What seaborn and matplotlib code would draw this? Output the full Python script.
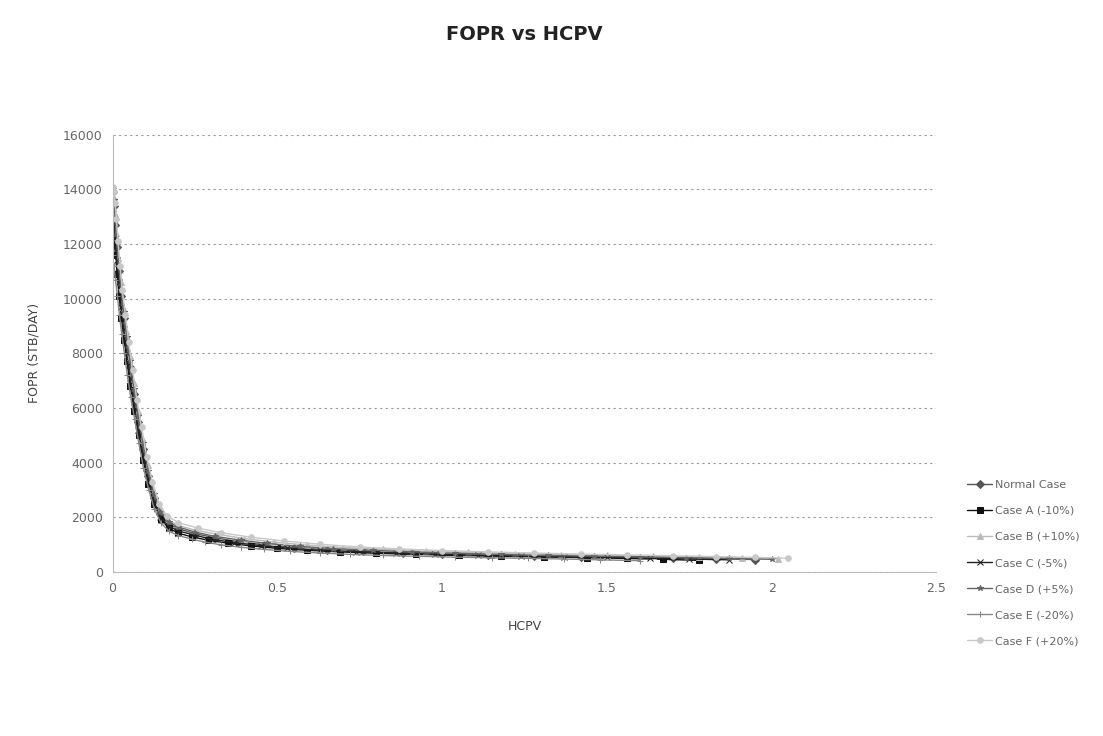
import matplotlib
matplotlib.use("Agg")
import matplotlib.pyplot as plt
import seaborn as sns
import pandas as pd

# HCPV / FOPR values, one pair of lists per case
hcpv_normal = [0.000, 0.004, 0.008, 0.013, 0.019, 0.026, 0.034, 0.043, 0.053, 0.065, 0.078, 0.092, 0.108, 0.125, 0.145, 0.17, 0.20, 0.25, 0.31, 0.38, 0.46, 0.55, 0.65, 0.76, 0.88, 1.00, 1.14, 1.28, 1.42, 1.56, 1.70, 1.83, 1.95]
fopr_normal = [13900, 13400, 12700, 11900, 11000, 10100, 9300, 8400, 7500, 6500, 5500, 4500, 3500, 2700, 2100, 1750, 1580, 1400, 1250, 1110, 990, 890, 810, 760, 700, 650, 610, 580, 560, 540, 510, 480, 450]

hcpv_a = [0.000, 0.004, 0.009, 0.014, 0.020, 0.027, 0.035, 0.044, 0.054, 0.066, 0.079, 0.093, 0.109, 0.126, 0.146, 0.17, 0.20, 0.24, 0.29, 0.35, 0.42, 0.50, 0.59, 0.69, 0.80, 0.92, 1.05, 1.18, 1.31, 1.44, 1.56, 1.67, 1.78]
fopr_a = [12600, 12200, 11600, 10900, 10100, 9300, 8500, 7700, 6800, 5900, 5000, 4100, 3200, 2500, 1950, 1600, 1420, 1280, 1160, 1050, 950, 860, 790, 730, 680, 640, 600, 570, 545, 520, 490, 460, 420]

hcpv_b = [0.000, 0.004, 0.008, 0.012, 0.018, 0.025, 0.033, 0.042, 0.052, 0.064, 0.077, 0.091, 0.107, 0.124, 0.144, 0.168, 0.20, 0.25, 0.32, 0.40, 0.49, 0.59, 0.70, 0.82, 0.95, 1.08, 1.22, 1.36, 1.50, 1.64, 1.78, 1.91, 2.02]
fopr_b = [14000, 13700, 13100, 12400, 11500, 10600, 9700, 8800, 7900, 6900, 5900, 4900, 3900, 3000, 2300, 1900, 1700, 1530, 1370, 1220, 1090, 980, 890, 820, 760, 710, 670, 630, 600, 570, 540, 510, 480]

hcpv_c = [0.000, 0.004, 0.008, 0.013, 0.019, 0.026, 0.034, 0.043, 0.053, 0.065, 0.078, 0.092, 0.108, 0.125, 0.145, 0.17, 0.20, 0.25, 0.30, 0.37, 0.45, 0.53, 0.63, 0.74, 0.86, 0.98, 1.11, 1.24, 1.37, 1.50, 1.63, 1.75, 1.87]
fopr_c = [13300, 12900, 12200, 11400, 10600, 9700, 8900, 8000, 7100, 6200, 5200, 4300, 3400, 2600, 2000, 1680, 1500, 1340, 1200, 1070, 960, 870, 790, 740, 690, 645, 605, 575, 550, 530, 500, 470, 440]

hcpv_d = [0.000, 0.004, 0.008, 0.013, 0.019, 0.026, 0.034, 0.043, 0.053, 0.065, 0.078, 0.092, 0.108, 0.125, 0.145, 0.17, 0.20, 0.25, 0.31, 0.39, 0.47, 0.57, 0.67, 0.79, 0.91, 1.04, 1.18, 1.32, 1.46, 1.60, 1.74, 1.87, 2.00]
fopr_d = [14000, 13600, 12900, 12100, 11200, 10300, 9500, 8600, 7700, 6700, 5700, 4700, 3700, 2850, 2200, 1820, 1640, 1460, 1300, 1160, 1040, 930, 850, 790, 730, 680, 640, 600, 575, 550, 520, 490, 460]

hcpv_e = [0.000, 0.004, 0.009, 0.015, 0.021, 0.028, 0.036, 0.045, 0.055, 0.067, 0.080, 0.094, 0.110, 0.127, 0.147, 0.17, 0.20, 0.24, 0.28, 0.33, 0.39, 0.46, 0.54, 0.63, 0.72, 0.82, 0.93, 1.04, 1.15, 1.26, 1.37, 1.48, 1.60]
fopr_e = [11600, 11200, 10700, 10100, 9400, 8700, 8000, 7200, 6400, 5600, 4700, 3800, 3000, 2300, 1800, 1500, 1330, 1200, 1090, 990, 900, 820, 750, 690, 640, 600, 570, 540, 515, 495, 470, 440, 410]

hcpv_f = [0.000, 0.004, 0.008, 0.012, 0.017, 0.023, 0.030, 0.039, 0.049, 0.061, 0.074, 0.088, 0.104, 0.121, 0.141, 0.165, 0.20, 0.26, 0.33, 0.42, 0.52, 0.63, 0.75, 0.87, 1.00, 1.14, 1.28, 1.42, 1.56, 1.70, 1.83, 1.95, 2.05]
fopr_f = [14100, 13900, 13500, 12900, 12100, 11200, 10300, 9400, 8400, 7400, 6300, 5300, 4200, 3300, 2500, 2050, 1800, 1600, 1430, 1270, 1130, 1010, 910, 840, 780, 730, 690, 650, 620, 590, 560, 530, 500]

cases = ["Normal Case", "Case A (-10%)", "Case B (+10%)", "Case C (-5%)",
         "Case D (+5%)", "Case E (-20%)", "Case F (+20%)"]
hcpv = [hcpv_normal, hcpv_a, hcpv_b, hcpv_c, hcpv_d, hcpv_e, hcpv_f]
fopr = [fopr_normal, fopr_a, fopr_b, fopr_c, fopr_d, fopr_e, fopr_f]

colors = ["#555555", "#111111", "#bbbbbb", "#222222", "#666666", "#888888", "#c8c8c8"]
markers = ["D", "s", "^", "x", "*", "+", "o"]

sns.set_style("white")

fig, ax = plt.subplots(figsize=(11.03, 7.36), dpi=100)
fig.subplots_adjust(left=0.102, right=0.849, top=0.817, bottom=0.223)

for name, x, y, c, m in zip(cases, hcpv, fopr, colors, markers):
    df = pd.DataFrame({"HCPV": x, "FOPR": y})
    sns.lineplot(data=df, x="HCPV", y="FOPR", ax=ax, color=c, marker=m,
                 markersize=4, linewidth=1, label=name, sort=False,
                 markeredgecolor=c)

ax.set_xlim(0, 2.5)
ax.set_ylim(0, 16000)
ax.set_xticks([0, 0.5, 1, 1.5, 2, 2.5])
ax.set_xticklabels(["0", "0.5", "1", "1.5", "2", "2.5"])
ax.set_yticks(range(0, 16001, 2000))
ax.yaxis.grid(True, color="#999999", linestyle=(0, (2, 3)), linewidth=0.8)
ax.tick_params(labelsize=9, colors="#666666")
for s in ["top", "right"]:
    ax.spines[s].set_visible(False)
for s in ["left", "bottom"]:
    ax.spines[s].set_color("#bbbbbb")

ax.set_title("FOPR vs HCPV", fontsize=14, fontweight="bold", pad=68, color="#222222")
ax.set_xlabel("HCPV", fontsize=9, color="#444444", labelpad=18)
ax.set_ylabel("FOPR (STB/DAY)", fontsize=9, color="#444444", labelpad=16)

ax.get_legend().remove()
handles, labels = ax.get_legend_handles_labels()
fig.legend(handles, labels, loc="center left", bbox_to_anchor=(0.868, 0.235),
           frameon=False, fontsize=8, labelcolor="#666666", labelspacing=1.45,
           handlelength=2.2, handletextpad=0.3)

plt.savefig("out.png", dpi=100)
• • •
**TASK DETAILS**
Return every line above in which the string "seaborn" occurs.

**TASK RESULT**
What seaborn and matplotlib code would draw this? Output the full Python script.
import seaborn as sns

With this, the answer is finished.